Intervention de Jean-Luc Laurent

Séance en hémicycle du 13 février 2013 à 15h00
Séparation et régulation des activités bancaires — Discussion générale

Photo issue du site de l'Assemblée nationale ou de WikipediaJean-Luc Laurent :

Madame la présidente, monsieur le ministre, chers collègues, ce projet de loi est important et même capital.

La question bancaire a quelquefois fait les gros titres au cours des dernières années – les scandales, les affaires – mais ils n'ont jamais été au niveau des enjeux, à la hauteur de la révolution silencieuse amorcée dans les années 1980 par la gauche et qui a conduit à la « modernisation » du secteur bancaire. Je mets des guillemets à ce mot car, en fait, je pense libéralisation et branchement sur la finance globalisée.

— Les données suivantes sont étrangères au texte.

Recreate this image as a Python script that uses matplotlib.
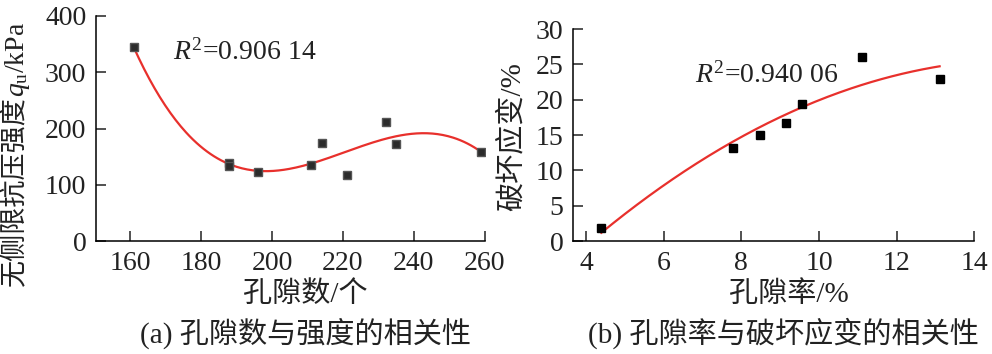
import numpy as np
import matplotlib
matplotlib.use('Agg')
from matplotlib import pyplot as plt

plt.rcParams['font.family'] = ['Liberation Serif', 'Noto Sans CJK SC']
plt.rcParams['mathtext.fontset'] = 'custom'
plt.rcParams['mathtext.rm'] = 'Liberation Serif'
plt.rcParams['mathtext.it'] = 'Liberation Serif:italic'
plt.rcParams['axes.unicode_minus'] = False

# (a) pore count vs. unconfined compressive strength
pore_count = [161, 188, 188, 196, 211, 214, 221, 232, 235, 259]
strength = [345, 139, 133, 122, 136, 175, 118, 211, 172, 158]

# (b) porosity vs. failure strain
porosity = [4.39, 7.79, 8.49, 9.15, 9.56, 11.11, 13.11]
strain = [1.8, 13.2, 15.0, 16.7, 19.4, 26.0, 23.0]

red = '#e8302c'
txt = '#222222'
fs = 20

fig = plt.figure(figsize=(9.92, 3.54), dpi=100)
ax1 = fig.add_axes([0.0968, 0.319, 0.392, 0.636])
ax2 = fig.add_axes([0.578, 0.319, 0.404, 0.599])

def style(ax):
    for s in ['top', 'right']:
        ax.spines[s].set_visible(False)
    for s in ['left', 'bottom']:
        ax.spines[s].set_linewidth(1.1)
    ax.tick_params(direction='in', length=7, width=1.1, labelsize=fs, pad=7,
                   colors=txt)

# left panel
c1 = np.polyfit(pore_count, strength, 3)
xx = np.linspace(min(pore_count), max(pore_count), 200)
ax1.plot(xx, np.polyval(c1, xx), color=red, lw=1.6, zorder=2)
ax1.plot(pore_count, strength, 's', color='#2b2b2b', ms=6, mec='#555555', zorder=3)
ax1.set_xlim(150.4, 260)
ax1.set_ylim(0, 400)
ax1.set_xticks([160, 180, 200, 220, 240, 260])
ax1.set_yticks([0, 100, 200, 300, 400])
style(ax1)
ax1.text(172, 336, '$R^2$=0.906 14', fontsize=fs, color=txt, va='center', ha='left')

# right panel
c2 = np.polyfit(porosity, strain, 2)
xx2 = np.linspace(min(porosity), max(porosity), 200)
ax2.plot(xx2, np.polyval(c2, xx2), color=red, lw=1.6, zorder=2)
ax2.plot(porosity, strain, 's', color='black', ms=6, zorder=3)
ax2.set_xlim(3.67, 14)
ax2.set_ylim(0, 30)
ax2.set_xticks([4, 6, 8, 10, 12, 14])
ax2.set_yticks([0, 5, 10, 15, 20, 25, 30])
style(ax2)
ax2.text(6.8, 23.5, '$R^2$=0.940 06', fontsize=fs, color=txt, va='center', ha='left')

# labels
fig.text(16/992, 1 - 286/354, '无侧限抗压强度', rotation=90,
         ha='center', va='bottom', fontsize=19.5, color=txt)
fig.text(17/992, 1 - 97/354, '$q_\\mathrm{u}$/kPa', rotation=90,
         ha='center', va='bottom', fontsize=20, color=txt)
fig.text(512/992, 1 - 137/354, '破坏应变/%', rotation=90,
         ha='center', va='center', fontsize=21, color=txt)
fig.text(305/992, 1 - 295/354, '孔隙数/个', ha='center', va='center', fontsize=21, color=txt)
fig.text(789/992, 1 - 295/354, '孔隙率/%', ha='center', va='center', fontsize=21, color=txt)
fig.text(306/992, 1 - 333/354, '(a) 孔隙数与强度的相关性', ha='center', va='center',
         fontsize=21, color=txt)
fig.text(783/992, 1 - 333/354, '(b) 孔隙率与破坏应变的相关性', ha='center', va='center',
         fontsize=21, color=txt)

fig.savefig('out.png', dpi=100)
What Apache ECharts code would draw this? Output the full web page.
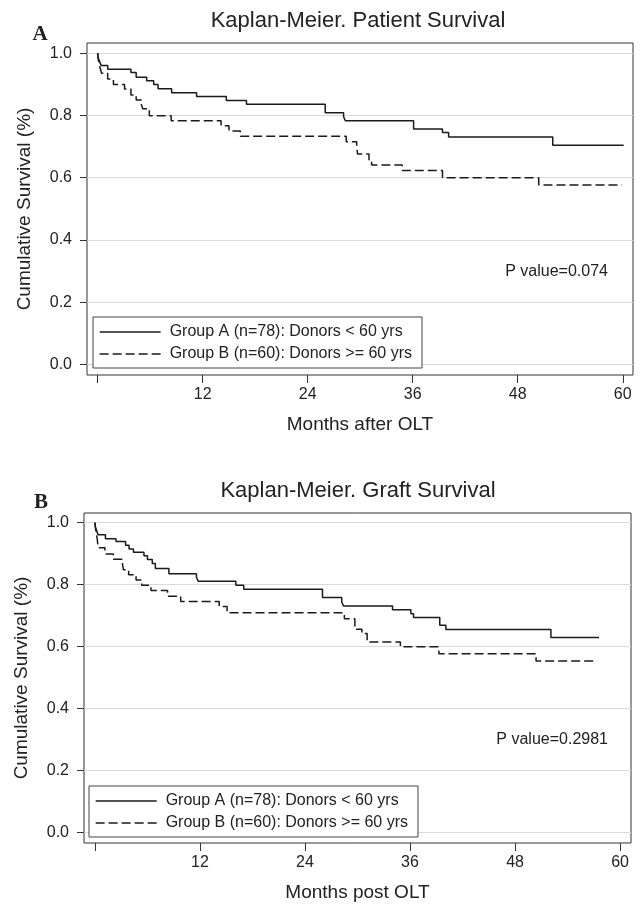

Cette modernisation a été opérée non sans succès car non seulement la France exporte ses traders mathématiciens, excellemment formés dans les écoles de la République, mais elle dispose aussi de champions bancaires dans un secteur qui se plaît à se qualifier d'industrie financière et qui aime à rappeler lourdement les centaines de milliers d'emplois qu'il représente. Les banquiers qui s'expriment ainsi n'ont peur ni de l'usurpation ni du chantage à l'emploi.

Monsieur le ministre, vous présentez souvent votre projet de loi comme une réponse à la crise financière de 2008, ce qui est vrai pour le volet résolution des crises. Mais la question de la séparation mérite d'être posée indépendamment de la crise de 2008 car, depuis trente ans, le secteur bancaire et financier a connu une croissance, une inflation qui mérite qu'on s'interroge sur son utilité sociale ou sur sa déconnexion.

En France, le secteur présente la caractéristique d'être particulièrement concentré, avec de grosses banques à tout faire qui mélangent allègrement métier bancaire et métier de la finance au bénéfice du second. C'est à trente années de révolution silencieuse que la séparation doit répondre, tant pour ne plus offrir le parapluie public à des activités spéculatives que pour réorienter les banques vers le financement de l'économie. La question de la séparation, de sa réalité et de son effectivité, est coeur de nos débats parlementaires.

Certains ont déjà condamné ce projet, le jugeant insuffisant et inoffensif. Là où vous voyez des ciseaux, monsieur le ministre, beaucoup ne voient qu'un couteau sans manche auquel on aurait ôté la lame. Je ne partage pas du tout cet avis.

Des choix différents, plus radicaux, auraient pu être faits. Pour autant, je ne partage pas le jugement expéditif de ceux qui trouvent le projet de loi inoffensif. Nos collègues de la commission des finances et la rapporteure l'ont d'ailleurs fait progresser sur la nature des activités à filialiser, la réalité du cantonnement, les paradis fiscaux et la protection des clients des banques. Il reste des marges de progression que beaucoup d'amendements de la majorité vous invitent à explorer. J'espère que vous y serez attentifs afin de renforcer davantage encore la régulation.

J'attends aussi de nos débats qu'ils tracent une perspective, monsieur le ministre. Ce texte intervient vite, moins de 300 jours après l'élection. Les banques n'en voulaient pas et il faut saluer la volonté du Gouvernement d'avoir avancé, mais il n'a de sens que s'il s'agit d'une première étape sur le chemin.

Dès lors, deux questions se posent.

La première concerne la nature et la taille des activités cantonnées. M. Oudéa, devant la commission des finances, a quelque peu troublé les esprits en évoquant des chiffres dérisoires. Nombreux seront les collègues pour proposer d'allonger la liste et de faire grossir le chiffre au-delà de 1 % des actifs bancaires.

La seconde question porte sur la vente des filiales, le véritable découpage, la Séparation avec un grand S qui n'est pas inscrite dans le texte. De ce fait, la loi me semble mal nommée et nous y reviendrons. Cependant, la loi doit permettre de fixer un objectif et d'enclencher un processus pour la législature.

L'année 2013 sera socialement et économiquement difficile et je comprends parfaitement qu'elle ne se prête pas à une restructuration radicale du paysage bancaire français. Nous sommes capables d'attendre encore un peu, 2014 ou 2015. Mais j'ai la certitude que c'est le chemin que nous devons prendre.

En créant un pôle public autour de la BPI l'année dernière, en votant le cantonnement cette année, la majorité entend jeter les bases d'une réforme bancaire ambitieuse. Il est bon que chacun en ait conscience dans les banques mais également au coeur de la forteresse Bercy. (Applaudissements sur plusieurs bancs du groupe SRC.)